Julio 7
Esta mañana, después de la misa, cuando me hallaba muy afligido por el motivo indicado, de repente he sido presa de un violentísimo dolor de cabeza, que, nada más sentirlo, me ha parecido imposible poder continuar la acción de gracias.
Esta situación acrecentaba en mí el sufrimiento; también se ha posesionado de mí una
gran aridez de espíritu; y quién sabe qué habría pasado de no haber venido aquel al que me voy a referir. Se me ha aparecido nuestro Señor, que me ha hablado de esta manera:
«Hijo mío, no dejes de escribir lo que hoy oyes de mi boca, para que no llegues a
olvidarlo. Yo soy fiel; ninguna criatura se perderá sin saberlo. La luz y las tinieblas son muy distintas. El alma, a la que yo acostumbro hablar, la atraigo hacia mí; en cambio, las artimañas del demonio buscan alejarla de mí.
Yo al alma nunca inspiro miedos que la alejen de mí; el demonio nunca pone en el alma miedos que la muevan a acercarse a mí.
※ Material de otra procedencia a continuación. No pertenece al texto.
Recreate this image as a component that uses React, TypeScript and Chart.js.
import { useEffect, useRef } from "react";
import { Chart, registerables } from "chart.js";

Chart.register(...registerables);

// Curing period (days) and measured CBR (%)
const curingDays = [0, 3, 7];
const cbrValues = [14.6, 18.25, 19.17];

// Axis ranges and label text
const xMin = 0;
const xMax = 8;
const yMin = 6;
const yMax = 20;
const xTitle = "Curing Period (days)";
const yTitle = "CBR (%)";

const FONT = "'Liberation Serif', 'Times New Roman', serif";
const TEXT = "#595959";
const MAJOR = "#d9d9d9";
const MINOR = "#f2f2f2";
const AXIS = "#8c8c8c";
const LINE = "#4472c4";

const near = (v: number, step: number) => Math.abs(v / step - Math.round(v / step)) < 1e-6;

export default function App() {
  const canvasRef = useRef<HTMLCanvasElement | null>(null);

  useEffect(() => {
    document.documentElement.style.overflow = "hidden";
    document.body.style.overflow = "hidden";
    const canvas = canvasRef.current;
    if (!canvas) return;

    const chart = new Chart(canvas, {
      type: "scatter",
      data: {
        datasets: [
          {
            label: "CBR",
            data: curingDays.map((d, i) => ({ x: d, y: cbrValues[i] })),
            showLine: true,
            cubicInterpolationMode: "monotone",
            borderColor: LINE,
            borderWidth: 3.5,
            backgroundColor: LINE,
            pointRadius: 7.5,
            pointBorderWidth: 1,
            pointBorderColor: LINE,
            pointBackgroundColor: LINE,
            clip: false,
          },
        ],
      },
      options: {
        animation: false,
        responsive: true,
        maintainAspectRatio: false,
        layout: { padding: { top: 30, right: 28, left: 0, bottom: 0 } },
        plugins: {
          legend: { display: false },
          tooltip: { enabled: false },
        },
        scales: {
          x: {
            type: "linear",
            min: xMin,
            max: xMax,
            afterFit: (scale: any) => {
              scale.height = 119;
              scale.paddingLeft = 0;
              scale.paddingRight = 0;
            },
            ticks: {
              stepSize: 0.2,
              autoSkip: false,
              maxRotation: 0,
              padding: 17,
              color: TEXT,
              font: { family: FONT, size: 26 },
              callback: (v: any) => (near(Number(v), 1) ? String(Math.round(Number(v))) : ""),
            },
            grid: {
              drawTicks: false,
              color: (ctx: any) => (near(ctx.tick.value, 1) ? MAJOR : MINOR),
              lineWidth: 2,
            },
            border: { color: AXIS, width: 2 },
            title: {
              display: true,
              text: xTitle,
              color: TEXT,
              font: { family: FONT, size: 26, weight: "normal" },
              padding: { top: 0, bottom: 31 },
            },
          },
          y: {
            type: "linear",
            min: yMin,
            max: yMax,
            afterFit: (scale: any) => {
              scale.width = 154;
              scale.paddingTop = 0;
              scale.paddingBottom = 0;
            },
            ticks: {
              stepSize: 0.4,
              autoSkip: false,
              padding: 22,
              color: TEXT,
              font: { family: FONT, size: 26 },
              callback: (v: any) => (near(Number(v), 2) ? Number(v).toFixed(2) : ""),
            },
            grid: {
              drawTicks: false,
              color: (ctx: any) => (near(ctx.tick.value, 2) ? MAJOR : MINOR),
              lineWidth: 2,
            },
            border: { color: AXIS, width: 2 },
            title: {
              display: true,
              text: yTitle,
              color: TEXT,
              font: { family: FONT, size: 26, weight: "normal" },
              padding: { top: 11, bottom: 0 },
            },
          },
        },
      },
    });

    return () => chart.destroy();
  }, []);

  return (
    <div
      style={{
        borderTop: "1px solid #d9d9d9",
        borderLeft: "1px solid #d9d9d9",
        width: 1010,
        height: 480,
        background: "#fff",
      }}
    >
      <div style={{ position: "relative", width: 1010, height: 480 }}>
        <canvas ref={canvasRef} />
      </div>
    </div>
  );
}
Los miedos sobre su salvación eterna, que el alma siente en algunos momentos de la
vida, si el autor de ellos soy yo, se conocen por la paz y la serenidad que dejan en el alma… Esta visión y estas palabras de nuestro Señor han zambullido mi alma en una paz y en un gozo tales que todas las dulzuras del mundo, comparadas con una sola gota de esta felicidad, le parecen insípidas».